-- start Collected data --
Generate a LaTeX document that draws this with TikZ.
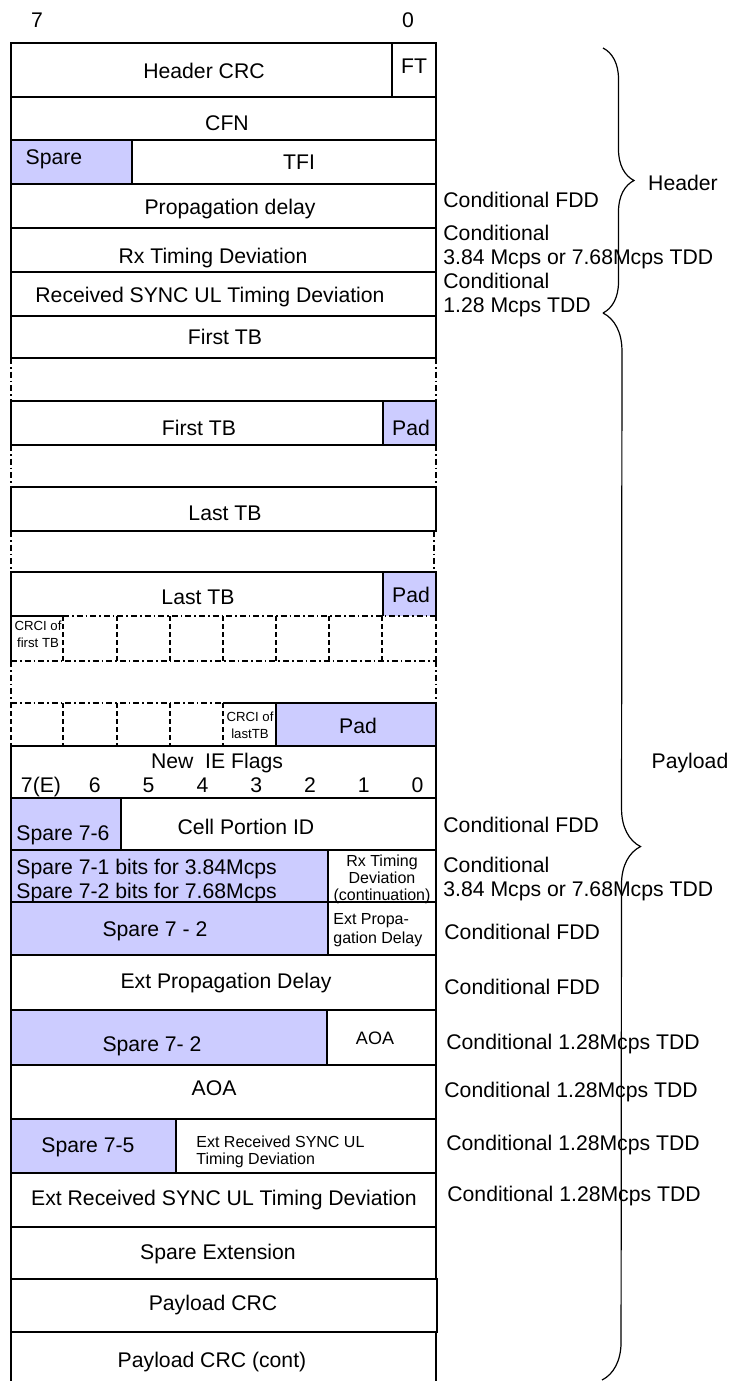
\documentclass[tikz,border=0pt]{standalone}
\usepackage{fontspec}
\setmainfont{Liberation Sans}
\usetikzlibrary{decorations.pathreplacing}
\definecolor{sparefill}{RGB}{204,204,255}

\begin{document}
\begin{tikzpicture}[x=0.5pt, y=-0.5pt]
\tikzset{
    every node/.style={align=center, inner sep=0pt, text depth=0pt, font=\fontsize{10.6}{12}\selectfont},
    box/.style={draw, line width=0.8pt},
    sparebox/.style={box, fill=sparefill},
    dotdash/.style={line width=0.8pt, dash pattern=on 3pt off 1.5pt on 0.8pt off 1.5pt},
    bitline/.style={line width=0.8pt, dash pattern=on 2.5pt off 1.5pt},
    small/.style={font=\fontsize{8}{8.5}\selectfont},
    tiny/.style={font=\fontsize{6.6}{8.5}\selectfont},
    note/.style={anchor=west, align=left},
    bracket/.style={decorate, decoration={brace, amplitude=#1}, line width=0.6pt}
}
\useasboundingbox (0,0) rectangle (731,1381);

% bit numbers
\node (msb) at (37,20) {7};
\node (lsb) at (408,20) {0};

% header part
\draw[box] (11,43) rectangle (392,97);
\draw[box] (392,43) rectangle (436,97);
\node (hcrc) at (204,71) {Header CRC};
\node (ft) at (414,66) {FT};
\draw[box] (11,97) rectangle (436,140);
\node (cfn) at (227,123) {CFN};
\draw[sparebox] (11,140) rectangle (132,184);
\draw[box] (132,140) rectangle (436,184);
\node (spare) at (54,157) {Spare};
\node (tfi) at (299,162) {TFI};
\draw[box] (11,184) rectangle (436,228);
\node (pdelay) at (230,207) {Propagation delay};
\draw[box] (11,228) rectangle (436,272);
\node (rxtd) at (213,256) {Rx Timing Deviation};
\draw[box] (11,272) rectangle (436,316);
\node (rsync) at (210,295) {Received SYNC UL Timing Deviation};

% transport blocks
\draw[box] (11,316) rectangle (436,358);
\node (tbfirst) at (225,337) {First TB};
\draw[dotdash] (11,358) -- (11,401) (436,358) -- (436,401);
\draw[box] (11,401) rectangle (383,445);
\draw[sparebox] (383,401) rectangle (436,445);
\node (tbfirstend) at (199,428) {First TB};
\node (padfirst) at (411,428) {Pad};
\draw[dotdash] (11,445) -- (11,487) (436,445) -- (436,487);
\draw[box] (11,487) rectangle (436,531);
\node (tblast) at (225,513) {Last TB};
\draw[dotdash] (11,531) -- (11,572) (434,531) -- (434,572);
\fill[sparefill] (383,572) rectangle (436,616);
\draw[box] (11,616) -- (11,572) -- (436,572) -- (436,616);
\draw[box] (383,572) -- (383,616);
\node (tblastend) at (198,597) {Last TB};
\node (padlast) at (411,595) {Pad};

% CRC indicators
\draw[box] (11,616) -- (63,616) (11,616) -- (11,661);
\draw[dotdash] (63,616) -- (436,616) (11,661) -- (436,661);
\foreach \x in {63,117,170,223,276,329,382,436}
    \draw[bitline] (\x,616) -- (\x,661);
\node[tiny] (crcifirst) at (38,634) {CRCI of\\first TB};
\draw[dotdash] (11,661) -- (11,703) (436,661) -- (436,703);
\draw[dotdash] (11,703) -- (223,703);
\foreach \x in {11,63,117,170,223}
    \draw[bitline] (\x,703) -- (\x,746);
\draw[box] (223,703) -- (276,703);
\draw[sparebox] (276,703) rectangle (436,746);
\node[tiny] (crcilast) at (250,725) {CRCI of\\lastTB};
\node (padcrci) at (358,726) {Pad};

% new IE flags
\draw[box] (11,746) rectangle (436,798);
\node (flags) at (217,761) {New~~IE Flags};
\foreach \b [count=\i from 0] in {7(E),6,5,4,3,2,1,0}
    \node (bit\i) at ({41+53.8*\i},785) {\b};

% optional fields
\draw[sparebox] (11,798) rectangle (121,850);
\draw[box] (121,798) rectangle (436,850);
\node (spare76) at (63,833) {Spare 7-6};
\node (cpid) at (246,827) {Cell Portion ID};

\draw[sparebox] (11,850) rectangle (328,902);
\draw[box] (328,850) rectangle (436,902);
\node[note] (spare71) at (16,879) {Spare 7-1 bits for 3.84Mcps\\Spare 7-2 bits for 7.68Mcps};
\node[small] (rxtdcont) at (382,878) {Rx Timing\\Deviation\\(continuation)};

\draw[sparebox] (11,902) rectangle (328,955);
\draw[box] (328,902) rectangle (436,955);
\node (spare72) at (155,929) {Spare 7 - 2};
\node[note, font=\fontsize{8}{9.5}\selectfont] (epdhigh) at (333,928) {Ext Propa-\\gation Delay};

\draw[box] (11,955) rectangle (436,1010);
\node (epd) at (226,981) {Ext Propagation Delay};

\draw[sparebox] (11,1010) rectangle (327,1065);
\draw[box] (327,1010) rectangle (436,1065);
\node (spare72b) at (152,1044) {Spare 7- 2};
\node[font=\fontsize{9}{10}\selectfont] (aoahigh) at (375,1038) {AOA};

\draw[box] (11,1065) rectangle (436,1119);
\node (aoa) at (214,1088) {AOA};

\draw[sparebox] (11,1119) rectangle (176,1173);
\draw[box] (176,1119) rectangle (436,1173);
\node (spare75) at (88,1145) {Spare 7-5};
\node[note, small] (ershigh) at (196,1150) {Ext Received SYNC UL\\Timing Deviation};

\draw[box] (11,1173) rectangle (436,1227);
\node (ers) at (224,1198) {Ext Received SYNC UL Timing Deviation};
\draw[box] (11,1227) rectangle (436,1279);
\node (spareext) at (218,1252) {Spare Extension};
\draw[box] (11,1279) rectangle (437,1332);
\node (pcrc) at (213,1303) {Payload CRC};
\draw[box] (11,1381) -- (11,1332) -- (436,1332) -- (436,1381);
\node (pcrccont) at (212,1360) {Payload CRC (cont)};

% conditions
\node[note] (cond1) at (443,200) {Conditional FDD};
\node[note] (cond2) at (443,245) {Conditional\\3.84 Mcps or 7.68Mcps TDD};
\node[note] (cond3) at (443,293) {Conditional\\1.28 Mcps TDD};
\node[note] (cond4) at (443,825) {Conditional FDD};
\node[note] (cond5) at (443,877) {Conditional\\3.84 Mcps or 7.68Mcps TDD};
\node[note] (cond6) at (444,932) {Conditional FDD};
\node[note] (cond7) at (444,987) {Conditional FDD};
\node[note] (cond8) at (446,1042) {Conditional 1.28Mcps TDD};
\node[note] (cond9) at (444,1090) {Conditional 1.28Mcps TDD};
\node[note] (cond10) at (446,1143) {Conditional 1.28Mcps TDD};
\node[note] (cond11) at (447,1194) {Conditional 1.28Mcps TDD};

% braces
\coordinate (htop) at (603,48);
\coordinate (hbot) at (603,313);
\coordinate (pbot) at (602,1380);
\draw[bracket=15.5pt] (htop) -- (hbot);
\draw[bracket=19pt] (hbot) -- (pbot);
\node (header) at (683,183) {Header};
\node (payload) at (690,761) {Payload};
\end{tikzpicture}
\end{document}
-- end Collected data --
• **What the task asks**
Skip the images and write out the rest of the listing exactly.

• **Problem solution**
Generate a LaTeX document that draws this with TikZ.
\documentclass[tikz,border=0pt]{standalone}
\usepackage{fontspec}
\setmainfont{Liberation Sans}
\usetikzlibrary{decorations.pathreplacing}
\definecolor{sparefill}{RGB}{204,204,255}

\begin{document}
\begin{tikzpicture}[x=0.5pt, y=-0.5pt]
\tikzset{
    every node/.style={align=center, inner sep=0pt, text depth=0pt, font=\fontsize{10.6}{12}\selectfont},
    box/.style={draw, line width=0.8pt},
    sparebox/.style={box, fill=sparefill},
    dotdash/.style={line width=0.8pt, dash pattern=on 3pt off 1.5pt on 0.8pt off 1.5pt},
    bitline/.style={line width=0.8pt, dash pattern=on 2.5pt off 1.5pt},
    small/.style={font=\fontsize{8}{8.5}\selectfont},
    tiny/.style={font=\fontsize{6.6}{8.5}\selectfont},
    note/.style={anchor=west, align=left},
    bracket/.style={decorate, decoration={brace, amplitude=#1}, line width=0.6pt}
}
\useasboundingbox (0,0) rectangle (731,1381);

% bit numbers
\node (msb) at (37,20) {7};
\node (lsb) at (408,20) {0};

% header part
\draw[box] (11,43) rectangle (392,97);
\draw[box] (392,43) rectangle (436,97);
\node (hcrc) at (204,71) {Header CRC};
\node (ft) at (414,66) {FT};
\draw[box] (11,97) rectangle (436,140);
\node (cfn) at (227,123) {CFN};
\draw[sparebox] (11,140) rectangle (132,184);
\draw[box] (132,140) rectangle (436,184);
\node (spare) at (54,157) {Spare};
\node (tfi) at (299,162) {TFI};
\draw[box] (11,184) rectangle (436,228);
\node (pdelay) at (230,207) {Propagation delay};
\draw[box] (11,228) rectangle (436,272);
\node (rxtd) at (213,256) {Rx Timing Deviation};
\draw[box] (11,272) rectangle (436,316);
\node (rsync) at (210,295) {Received SYNC UL Timing Deviation};

% transport blocks
\draw[box] (11,316) rectangle (436,358);
\node (tbfirst) at (225,337) {First TB};
\draw[dotdash] (11,358) -- (11,401) (436,358) -- (436,401);
\draw[box] (11,401) rectangle (383,445);
\draw[sparebox] (383,401) rectangle (436,445);
\node (tbfirstend) at (199,428) {First TB};
\node (padfirst) at (411,428) {Pad};
\draw[dotdash] (11,445) -- (11,487) (436,445) -- (436,487);
\draw[box] (11,487) rectangle (436,531);
\node (tblast) at (225,513) {Last TB};
\draw[dotdash] (11,531) -- (11,572) (434,531) -- (434,572);
\fill[sparefill] (383,572) rectangle (436,616);
\draw[box] (11,616) -- (11,572) -- (436,572) -- (436,616);
\draw[box] (383,572) -- (383,616);
\node (tblastend) at (198,597) {Last TB};
\node (padlast) at (411,595) {Pad};

% CRC indicators
\draw[box] (11,616) -- (63,616) (11,616) -- (11,661);
\draw[dotdash] (63,616) -- (436,616) (11,661) -- (436,661);
\foreach \x in {63,117,170,223,276,329,382,436}
    \draw[bitline] (\x,616) -- (\x,661);
\node[tiny] (crcifirst) at (38,634) {CRCI of\\first TB};
\draw[dotdash] (11,661) -- (11,703) (436,661) -- (436,703);
\draw[dotdash] (11,703) -- (223,703);
\foreach \x in {11,63,117,170,223}
    \draw[bitline] (\x,703) -- (\x,746);
\draw[box] (223,703) -- (276,703);
\draw[sparebox] (276,703) rectangle (436,746);
\node[tiny] (crcilast) at (250,725) {CRCI of\\lastTB};
\node (padcrci) at (358,726) {Pad};

% new IE flags
\draw[box] (11,746) rectangle (436,798);
\node (flags) at (217,761) {New~~IE Flags};
\foreach \b [count=\i from 0] in {7(E),6,5,4,3,2,1,0}
    \node (bit\i) at ({41+53.8*\i},785) {\b};

% optional fields
\draw[sparebox] (11,798) rectangle (121,850);
\draw[box] (121,798) rectangle (436,850);
\node (spare76) at (63,833) {Spare 7-6};
\node (cpid) at (246,827) {Cell Portion ID};

\draw[sparebox] (11,850) rectangle (328,902);
\draw[box] (328,850) rectangle (436,902);
\node[note] (spare71) at (16,879) {Spare 7-1 bits for 3.84Mcps\\Spare 7-2 bits for 7.68Mcps};
\node[small] (rxtdcont) at (382,878) {Rx Timing\\Deviation\\(continuation)};

\draw[sparebox] (11,902) rectangle (328,955);
\draw[box] (328,902) rectangle (436,955);
\node (spare72) at (155,929) {Spare 7 - 2};
\node[note, font=\fontsize{8}{9.5}\selectfont] (epdhigh) at (333,928) {Ext Propa-\\gation Delay};

\draw[box] (11,955) rectangle (436,1010);
\node (epd) at (226,981) {Ext Propagation Delay};

\draw[sparebox] (11,1010) rectangle (327,1065);
\draw[box] (327,1010) rectangle (436,1065);
\node (spare72b) at (152,1044) {Spare 7- 2};
\node[font=\fontsize{9}{10}\selectfont] (aoahigh) at (375,1038) {AOA};

\draw[box] (11,1065) rectangle (436,1119);
\node (aoa) at (214,1088) {AOA};

\draw[sparebox] (11,1119) rectangle (176,1173);
\draw[box] (176,1119) rectangle (436,1173);
\node (spare75) at (88,1145) {Spare 7-5};
\node[note, small] (ershigh) at (196,1150) {Ext Received SYNC UL\\Timing Deviation};

\draw[box] (11,1173) rectangle (436,1227);
\node (ers) at (224,1198) {Ext Received SYNC UL Timing Deviation};
\draw[box] (11,1227) rectangle (436,1279);
\node (spareext) at (218,1252) {Spare Extension};
\draw[box] (11,1279) rectangle (437,1332);
\node (pcrc) at (213,1303) {Payload CRC};
\draw[box] (11,1381) -- (11,1332) -- (436,1332) -- (436,1381);
\node (pcrccont) at (212,1360) {Payload CRC (cont)};

% conditions
\node[note] (cond1) at (443,200) {Conditional FDD};
\node[note] (cond2) at (443,245) {Conditional\\3.84 Mcps or 7.68Mcps TDD};
\node[note] (cond3) at (443,293) {Conditional\\1.28 Mcps TDD};
\node[note] (cond4) at (443,825) {Conditional FDD};
\node[note] (cond5) at (443,877) {Conditional\\3.84 Mcps or 7.68Mcps TDD};
\node[note] (cond6) at (444,932) {Conditional FDD};
\node[note] (cond7) at (444,987) {Conditional FDD};
\node[note] (cond8) at (446,1042) {Conditional 1.28Mcps TDD};
\node[note] (cond9) at (444,1090) {Conditional 1.28Mcps TDD};
\node[note] (cond10) at (446,1143) {Conditional 1.28Mcps TDD};
\node[note] (cond11) at (447,1194) {Conditional 1.28Mcps TDD};

% braces
\coordinate (htop) at (603,48);
\coordinate (hbot) at (603,313);
\coordinate (pbot) at (602,1380);
\draw[bracket=15.5pt] (htop) -- (hbot);
\draw[bracket=19pt] (hbot) -- (pbot);
\node (header) at (683,183) {Header};
\node (payload) at (690,761) {Payload};
\end{tikzpicture}
\end{document}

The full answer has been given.